Your goal: In the listing that follows, retype every line from the first through the one containing "halo_w = 56". Pictures are to be left out.

Supplied data:
=====
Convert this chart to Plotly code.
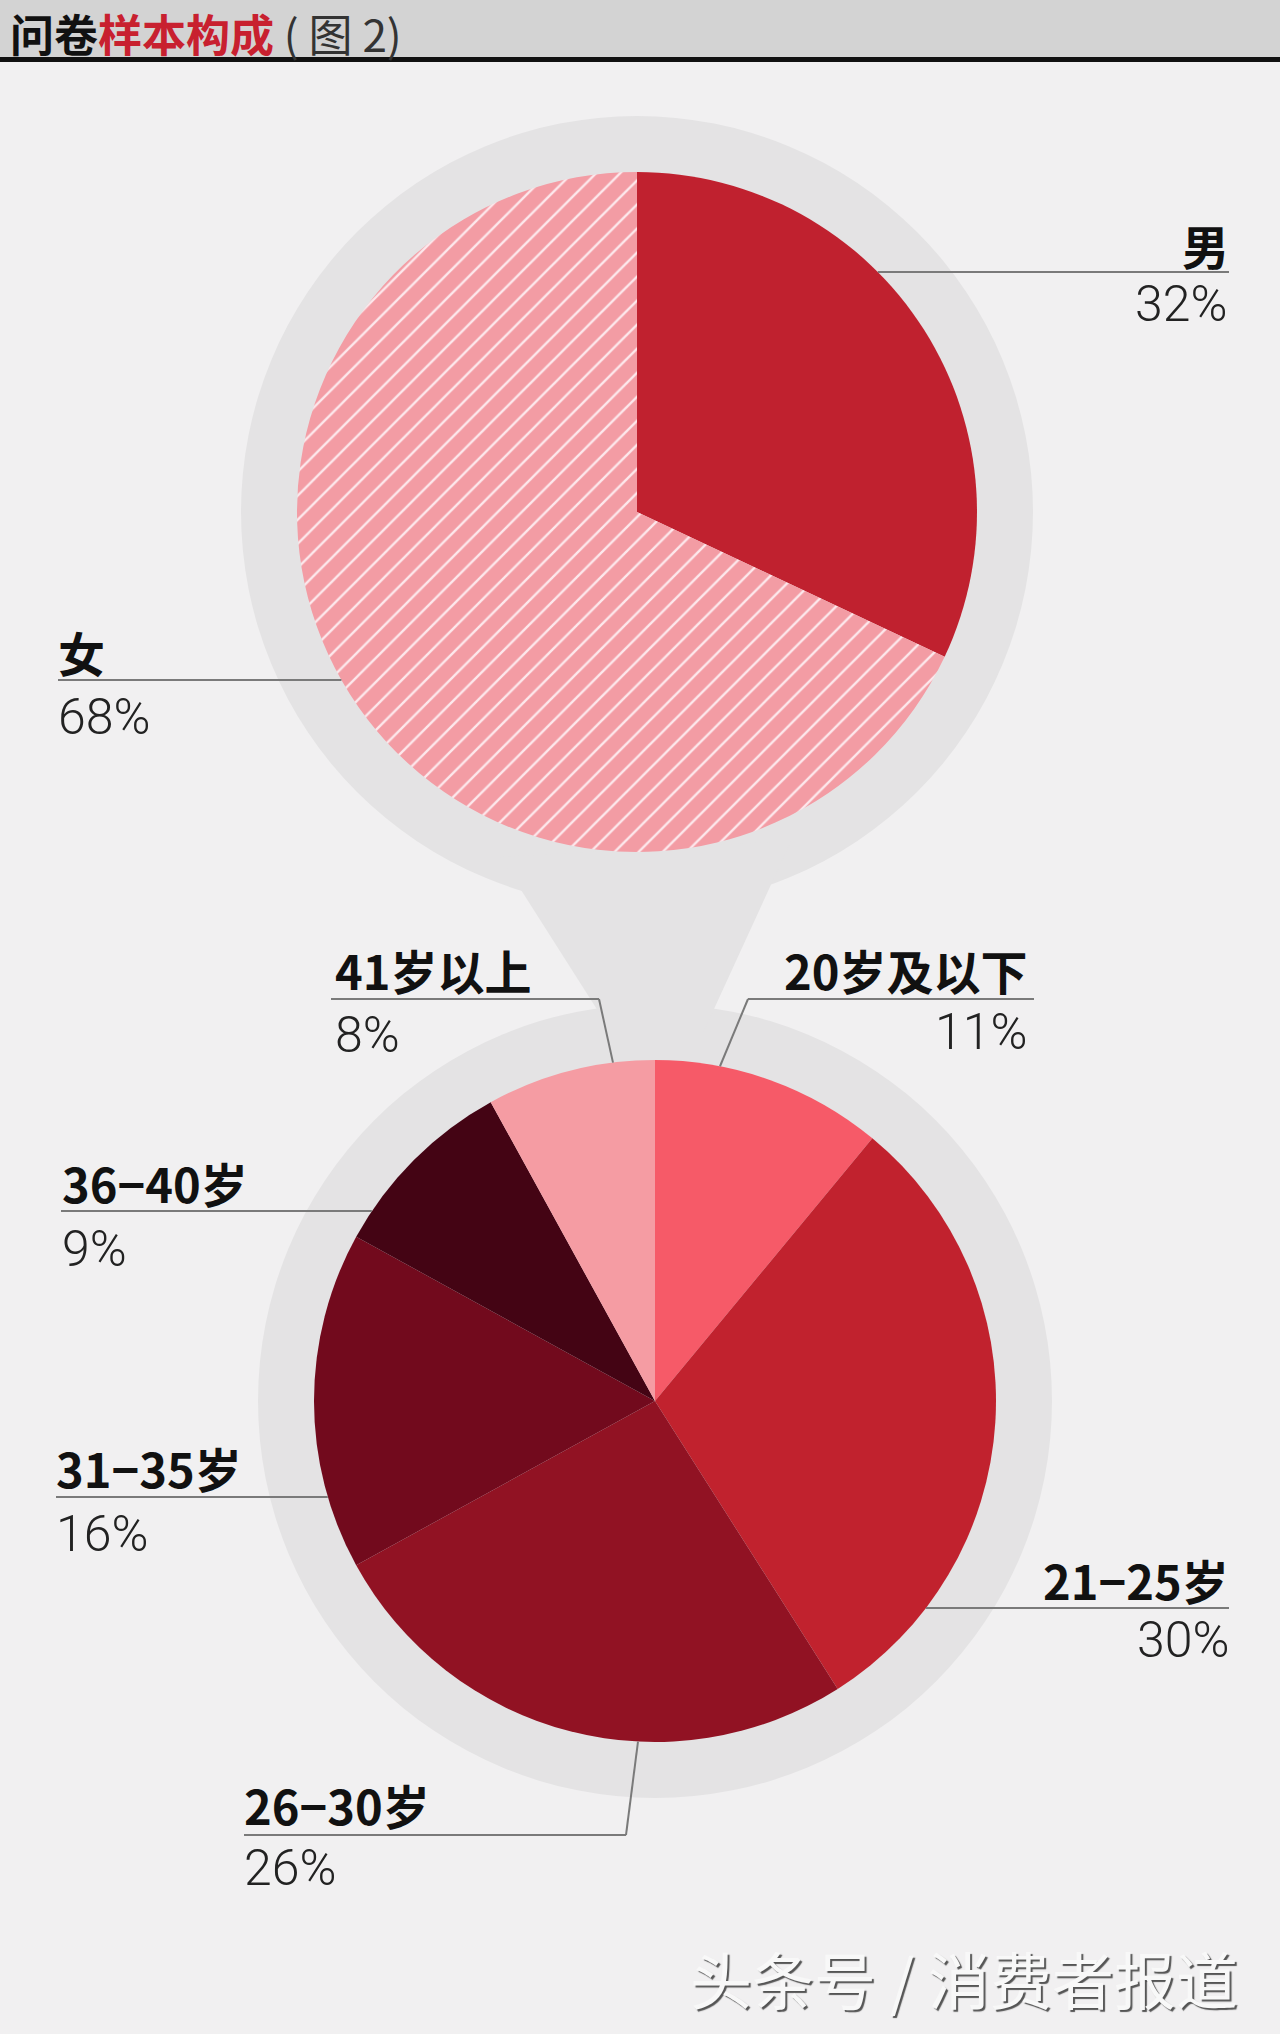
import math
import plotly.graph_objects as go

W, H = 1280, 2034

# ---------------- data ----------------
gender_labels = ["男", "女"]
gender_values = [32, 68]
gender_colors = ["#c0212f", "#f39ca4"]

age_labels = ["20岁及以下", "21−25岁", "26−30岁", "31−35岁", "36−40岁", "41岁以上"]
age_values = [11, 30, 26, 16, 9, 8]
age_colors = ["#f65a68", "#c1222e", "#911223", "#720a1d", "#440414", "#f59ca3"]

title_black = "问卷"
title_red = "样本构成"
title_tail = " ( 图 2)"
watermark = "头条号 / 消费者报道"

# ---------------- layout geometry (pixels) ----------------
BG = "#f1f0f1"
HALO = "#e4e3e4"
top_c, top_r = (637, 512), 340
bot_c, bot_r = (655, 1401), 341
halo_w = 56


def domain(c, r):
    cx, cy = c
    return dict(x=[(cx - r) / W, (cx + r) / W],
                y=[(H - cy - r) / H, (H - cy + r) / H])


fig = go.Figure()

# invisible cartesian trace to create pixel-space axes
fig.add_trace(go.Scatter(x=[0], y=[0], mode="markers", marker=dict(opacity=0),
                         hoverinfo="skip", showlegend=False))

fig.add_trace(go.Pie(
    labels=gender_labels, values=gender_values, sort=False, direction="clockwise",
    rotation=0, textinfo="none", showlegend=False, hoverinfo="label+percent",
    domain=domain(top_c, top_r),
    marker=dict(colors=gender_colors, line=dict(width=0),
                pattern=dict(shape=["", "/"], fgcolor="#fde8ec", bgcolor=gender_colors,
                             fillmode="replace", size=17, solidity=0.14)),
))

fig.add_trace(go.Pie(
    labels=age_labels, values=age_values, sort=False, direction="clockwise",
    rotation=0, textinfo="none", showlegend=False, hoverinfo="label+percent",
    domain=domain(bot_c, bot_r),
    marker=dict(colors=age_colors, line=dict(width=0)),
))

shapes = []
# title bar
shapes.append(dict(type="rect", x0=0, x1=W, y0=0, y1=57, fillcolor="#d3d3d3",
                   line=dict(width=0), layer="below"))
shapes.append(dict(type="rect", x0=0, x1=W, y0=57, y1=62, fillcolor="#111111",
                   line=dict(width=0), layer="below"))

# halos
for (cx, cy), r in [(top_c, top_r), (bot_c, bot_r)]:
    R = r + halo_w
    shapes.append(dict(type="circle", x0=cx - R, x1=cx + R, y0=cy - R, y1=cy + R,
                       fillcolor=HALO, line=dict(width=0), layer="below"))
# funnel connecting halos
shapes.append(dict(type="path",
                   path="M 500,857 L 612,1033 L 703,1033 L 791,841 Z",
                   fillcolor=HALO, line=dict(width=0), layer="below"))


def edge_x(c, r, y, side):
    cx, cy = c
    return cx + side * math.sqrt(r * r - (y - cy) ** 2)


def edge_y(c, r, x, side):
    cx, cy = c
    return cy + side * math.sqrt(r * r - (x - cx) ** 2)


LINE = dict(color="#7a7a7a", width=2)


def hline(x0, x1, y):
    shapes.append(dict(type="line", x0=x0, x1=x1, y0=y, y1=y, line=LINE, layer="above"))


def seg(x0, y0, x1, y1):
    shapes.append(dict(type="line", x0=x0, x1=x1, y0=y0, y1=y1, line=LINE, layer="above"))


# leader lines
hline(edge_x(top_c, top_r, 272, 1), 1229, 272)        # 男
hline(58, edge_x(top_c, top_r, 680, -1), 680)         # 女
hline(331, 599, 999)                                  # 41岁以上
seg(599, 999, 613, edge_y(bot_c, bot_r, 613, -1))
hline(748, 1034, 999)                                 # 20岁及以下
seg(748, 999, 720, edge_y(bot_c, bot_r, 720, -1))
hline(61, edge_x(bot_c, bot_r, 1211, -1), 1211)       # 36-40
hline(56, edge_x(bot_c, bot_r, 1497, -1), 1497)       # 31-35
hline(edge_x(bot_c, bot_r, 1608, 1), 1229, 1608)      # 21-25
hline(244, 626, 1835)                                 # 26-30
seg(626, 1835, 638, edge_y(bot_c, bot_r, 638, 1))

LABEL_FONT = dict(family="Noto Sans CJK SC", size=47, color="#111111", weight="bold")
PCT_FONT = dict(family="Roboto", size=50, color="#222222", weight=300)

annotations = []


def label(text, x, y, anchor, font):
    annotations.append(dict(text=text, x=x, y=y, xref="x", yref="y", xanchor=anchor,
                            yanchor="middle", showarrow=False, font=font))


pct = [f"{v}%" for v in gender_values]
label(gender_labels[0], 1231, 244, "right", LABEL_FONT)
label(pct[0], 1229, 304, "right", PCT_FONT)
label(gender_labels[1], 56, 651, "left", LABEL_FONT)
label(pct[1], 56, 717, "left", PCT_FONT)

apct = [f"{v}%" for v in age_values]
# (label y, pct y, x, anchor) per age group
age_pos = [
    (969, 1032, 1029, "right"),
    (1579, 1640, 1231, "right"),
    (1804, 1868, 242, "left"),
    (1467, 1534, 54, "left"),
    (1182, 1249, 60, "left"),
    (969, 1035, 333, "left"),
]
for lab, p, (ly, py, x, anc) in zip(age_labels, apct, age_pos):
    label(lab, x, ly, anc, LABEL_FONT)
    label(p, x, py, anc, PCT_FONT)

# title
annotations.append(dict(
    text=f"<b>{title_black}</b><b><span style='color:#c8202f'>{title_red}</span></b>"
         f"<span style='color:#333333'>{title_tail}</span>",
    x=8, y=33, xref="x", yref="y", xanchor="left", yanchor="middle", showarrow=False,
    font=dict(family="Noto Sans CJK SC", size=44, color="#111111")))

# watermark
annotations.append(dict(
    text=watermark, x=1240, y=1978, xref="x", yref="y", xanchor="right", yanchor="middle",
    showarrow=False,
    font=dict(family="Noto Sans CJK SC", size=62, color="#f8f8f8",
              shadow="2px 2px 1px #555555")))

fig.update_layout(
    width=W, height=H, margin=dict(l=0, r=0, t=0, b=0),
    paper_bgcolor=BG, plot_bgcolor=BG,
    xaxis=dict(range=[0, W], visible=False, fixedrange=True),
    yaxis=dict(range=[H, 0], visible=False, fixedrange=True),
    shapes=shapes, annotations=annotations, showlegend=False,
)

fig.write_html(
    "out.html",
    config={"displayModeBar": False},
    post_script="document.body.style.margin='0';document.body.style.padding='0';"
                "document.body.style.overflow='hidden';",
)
=====
Response to the task:
Convert this chart to Plotly code.
import math
import plotly.graph_objects as go

W, H = 1280, 2034

# ---------------- data ----------------
gender_labels = ["男", "女"]
gender_values = [32, 68]
gender_colors = ["#c0212f", "#f39ca4"]

age_labels = ["20岁及以下", "21−25岁", "26−30岁", "31−35岁", "36−40岁", "41岁以上"]
age_values = [11, 30, 26, 16, 9, 8]
age_colors = ["#f65a68", "#c1222e", "#911223", "#720a1d", "#440414", "#f59ca3"]

title_black = "问卷"
title_red = "样本构成"
title_tail = " ( 图 2)"
watermark = "头条号 / 消费者报道"

# ---------------- layout geometry (pixels) ----------------
BG = "#f1f0f1"
HALO = "#e4e3e4"
top_c, top_r = (637, 512), 340
bot_c, bot_r = (655, 1401), 341
halo_w = 56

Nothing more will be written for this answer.